TASK DETAILS:
Return only the lines running from the top of the entries to the line with "const yMinorB = [0.2, 0.6, 1.0];", inclusive, exactly as written.

━━━━━━━━━━

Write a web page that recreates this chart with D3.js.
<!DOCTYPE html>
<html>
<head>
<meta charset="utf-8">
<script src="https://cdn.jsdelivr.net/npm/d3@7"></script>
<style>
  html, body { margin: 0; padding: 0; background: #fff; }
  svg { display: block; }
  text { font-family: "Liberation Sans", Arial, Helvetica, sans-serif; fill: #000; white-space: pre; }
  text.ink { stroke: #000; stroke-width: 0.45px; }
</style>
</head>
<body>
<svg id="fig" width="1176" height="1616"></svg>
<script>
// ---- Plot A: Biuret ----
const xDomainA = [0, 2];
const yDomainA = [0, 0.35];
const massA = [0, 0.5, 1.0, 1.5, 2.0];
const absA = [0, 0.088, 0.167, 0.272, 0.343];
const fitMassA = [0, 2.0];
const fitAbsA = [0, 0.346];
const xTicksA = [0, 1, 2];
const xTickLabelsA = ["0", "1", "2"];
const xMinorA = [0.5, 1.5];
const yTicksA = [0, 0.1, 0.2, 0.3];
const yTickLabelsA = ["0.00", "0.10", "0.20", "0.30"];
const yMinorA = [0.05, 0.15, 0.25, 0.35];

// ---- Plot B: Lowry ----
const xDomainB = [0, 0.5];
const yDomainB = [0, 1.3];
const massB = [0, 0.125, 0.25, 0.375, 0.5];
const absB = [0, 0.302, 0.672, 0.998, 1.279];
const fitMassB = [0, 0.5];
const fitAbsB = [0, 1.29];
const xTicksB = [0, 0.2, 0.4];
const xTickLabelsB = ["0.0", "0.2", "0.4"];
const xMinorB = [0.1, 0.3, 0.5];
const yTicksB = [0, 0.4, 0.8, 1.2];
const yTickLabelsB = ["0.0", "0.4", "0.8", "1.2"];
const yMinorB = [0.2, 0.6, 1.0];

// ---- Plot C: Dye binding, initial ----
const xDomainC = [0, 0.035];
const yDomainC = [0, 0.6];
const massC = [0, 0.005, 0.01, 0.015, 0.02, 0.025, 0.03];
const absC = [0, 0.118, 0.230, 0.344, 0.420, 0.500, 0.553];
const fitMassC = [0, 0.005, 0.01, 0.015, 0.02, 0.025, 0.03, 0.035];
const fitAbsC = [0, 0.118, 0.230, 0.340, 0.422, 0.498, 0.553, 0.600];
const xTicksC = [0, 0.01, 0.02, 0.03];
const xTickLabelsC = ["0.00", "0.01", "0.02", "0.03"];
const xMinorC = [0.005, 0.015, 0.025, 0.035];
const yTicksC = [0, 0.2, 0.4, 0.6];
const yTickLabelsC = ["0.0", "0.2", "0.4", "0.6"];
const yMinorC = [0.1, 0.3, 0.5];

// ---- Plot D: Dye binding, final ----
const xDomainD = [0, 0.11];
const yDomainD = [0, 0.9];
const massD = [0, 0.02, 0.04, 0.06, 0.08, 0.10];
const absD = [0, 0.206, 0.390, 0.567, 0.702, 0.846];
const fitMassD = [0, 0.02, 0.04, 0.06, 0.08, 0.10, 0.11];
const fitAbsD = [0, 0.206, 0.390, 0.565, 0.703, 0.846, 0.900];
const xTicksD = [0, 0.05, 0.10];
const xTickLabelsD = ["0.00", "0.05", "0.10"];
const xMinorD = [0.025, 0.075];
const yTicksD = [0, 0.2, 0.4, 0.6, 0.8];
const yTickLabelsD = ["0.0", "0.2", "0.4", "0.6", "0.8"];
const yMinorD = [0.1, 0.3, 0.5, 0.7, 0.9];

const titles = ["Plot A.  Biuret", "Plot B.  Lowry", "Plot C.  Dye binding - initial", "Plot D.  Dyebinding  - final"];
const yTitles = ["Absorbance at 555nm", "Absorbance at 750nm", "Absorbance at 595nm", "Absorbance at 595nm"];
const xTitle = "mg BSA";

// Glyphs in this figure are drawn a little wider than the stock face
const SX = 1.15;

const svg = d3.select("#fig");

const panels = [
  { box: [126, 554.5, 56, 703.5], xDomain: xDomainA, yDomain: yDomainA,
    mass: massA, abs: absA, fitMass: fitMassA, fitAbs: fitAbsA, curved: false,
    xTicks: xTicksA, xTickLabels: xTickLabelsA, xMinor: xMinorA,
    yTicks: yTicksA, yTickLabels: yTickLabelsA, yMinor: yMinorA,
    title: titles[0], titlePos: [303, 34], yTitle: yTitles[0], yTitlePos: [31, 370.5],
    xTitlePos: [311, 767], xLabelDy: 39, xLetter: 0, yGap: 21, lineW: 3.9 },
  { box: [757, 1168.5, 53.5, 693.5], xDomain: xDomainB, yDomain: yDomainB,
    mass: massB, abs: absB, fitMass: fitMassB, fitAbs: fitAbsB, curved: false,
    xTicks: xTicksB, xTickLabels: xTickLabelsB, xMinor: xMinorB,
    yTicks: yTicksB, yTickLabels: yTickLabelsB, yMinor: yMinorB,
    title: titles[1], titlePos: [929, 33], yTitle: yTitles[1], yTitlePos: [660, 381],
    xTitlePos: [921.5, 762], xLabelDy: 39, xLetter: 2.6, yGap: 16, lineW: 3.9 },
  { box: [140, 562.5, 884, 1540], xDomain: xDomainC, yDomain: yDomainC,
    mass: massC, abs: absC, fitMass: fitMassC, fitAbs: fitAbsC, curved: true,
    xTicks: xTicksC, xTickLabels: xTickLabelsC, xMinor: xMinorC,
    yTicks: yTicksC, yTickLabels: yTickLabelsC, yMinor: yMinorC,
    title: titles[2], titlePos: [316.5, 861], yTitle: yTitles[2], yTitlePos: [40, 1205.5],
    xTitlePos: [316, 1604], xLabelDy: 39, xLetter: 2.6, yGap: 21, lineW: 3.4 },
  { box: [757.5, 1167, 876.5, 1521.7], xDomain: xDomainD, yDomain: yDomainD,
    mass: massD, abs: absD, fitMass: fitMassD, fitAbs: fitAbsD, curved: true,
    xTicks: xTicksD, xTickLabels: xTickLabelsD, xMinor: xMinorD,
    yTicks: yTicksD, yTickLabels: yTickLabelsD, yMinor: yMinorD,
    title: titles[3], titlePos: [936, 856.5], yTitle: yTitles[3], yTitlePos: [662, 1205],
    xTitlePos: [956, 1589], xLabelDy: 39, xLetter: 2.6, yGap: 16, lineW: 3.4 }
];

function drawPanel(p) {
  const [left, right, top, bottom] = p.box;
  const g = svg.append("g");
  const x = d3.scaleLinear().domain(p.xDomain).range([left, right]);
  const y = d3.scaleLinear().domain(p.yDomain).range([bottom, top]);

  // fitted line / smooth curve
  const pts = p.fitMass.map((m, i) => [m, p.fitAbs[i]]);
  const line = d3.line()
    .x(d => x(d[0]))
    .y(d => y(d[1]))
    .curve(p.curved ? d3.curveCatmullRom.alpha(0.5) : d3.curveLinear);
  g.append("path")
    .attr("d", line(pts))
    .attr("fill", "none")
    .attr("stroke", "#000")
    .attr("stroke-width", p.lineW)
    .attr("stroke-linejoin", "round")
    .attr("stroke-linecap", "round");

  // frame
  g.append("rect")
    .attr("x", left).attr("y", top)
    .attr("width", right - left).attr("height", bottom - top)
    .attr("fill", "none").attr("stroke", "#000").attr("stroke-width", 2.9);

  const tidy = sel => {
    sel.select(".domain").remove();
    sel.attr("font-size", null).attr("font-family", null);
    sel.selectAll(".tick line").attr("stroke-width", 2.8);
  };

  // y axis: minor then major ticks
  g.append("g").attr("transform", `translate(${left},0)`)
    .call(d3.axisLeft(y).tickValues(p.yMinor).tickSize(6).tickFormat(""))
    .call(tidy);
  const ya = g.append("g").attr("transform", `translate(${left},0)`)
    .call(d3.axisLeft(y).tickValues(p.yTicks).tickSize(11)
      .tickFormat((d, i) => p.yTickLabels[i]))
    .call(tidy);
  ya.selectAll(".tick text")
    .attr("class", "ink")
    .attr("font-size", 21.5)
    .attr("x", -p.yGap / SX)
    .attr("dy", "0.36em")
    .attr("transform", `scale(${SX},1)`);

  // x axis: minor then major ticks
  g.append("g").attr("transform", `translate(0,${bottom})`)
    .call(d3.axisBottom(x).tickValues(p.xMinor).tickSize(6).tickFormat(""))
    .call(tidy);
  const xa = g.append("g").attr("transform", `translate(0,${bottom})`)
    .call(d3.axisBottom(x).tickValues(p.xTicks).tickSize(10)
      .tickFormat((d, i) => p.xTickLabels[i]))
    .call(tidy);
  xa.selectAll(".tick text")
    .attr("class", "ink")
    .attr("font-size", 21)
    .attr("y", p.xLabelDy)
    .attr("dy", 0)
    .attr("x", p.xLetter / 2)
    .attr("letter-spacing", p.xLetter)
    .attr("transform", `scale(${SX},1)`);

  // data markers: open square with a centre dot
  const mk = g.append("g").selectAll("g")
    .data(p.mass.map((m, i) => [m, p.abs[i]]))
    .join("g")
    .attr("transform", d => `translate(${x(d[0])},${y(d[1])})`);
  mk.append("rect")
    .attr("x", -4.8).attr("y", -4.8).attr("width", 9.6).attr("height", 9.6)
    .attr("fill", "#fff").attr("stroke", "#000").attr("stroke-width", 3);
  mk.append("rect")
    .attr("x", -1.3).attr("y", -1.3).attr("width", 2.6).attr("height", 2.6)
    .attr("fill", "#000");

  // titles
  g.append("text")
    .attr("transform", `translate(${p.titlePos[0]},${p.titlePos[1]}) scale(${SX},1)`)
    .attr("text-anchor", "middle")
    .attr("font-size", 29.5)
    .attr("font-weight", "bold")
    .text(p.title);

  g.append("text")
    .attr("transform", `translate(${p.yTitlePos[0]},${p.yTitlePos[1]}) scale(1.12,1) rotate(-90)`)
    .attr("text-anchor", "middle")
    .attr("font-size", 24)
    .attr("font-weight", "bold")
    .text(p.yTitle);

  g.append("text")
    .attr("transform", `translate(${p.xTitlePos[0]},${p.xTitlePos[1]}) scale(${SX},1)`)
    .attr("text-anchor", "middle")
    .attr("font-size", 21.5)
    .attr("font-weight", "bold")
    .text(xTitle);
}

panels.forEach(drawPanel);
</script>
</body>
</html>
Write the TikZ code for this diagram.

━━━━━━━━━━

TASK RESULT:
Write a web page that recreates this chart with D3.js.
<!DOCTYPE html>
<html>
<head>
<meta charset="utf-8">
<script src="https://cdn.jsdelivr.net/npm/d3@7"></script>
<style>
  html, body { margin: 0; padding: 0; background: #fff; }
  svg { display: block; }
  text { font-family: "Liberation Sans", Arial, Helvetica, sans-serif; fill: #000; white-space: pre; }
  text.ink { stroke: #000; stroke-width: 0.45px; }
</style>
</head>
<body>
<svg id="fig" width="1176" height="1616"></svg>
<script>
// ---- Plot A: Biuret ----
const xDomainA = [0, 2];
const yDomainA = [0, 0.35];
const massA = [0, 0.5, 1.0, 1.5, 2.0];
const absA = [0, 0.088, 0.167, 0.272, 0.343];
const fitMassA = [0, 2.0];
const fitAbsA = [0, 0.346];
const xTicksA = [0, 1, 2];
const xTickLabelsA = ["0", "1", "2"];
const xMinorA = [0.5, 1.5];
const yTicksA = [0, 0.1, 0.2, 0.3];
const yTickLabelsA = ["0.00", "0.10", "0.20", "0.30"];
const yMinorA = [0.05, 0.15, 0.25, 0.35];

// ---- Plot B: Lowry ----
const xDomainB = [0, 0.5];
const yDomainB = [0, 1.3];
const massB = [0, 0.125, 0.25, 0.375, 0.5];
const absB = [0, 0.302, 0.672, 0.998, 1.279];
const fitMassB = [0, 0.5];
const fitAbsB = [0, 1.29];
const xTicksB = [0, 0.2, 0.4];
const xTickLabelsB = ["0.0", "0.2", "0.4"];
const xMinorB = [0.1, 0.3, 0.5];
const yTicksB = [0, 0.4, 0.8, 1.2];
const yTickLabelsB = ["0.0", "0.4", "0.8", "1.2"];
const yMinorB = [0.2, 0.6, 1.0];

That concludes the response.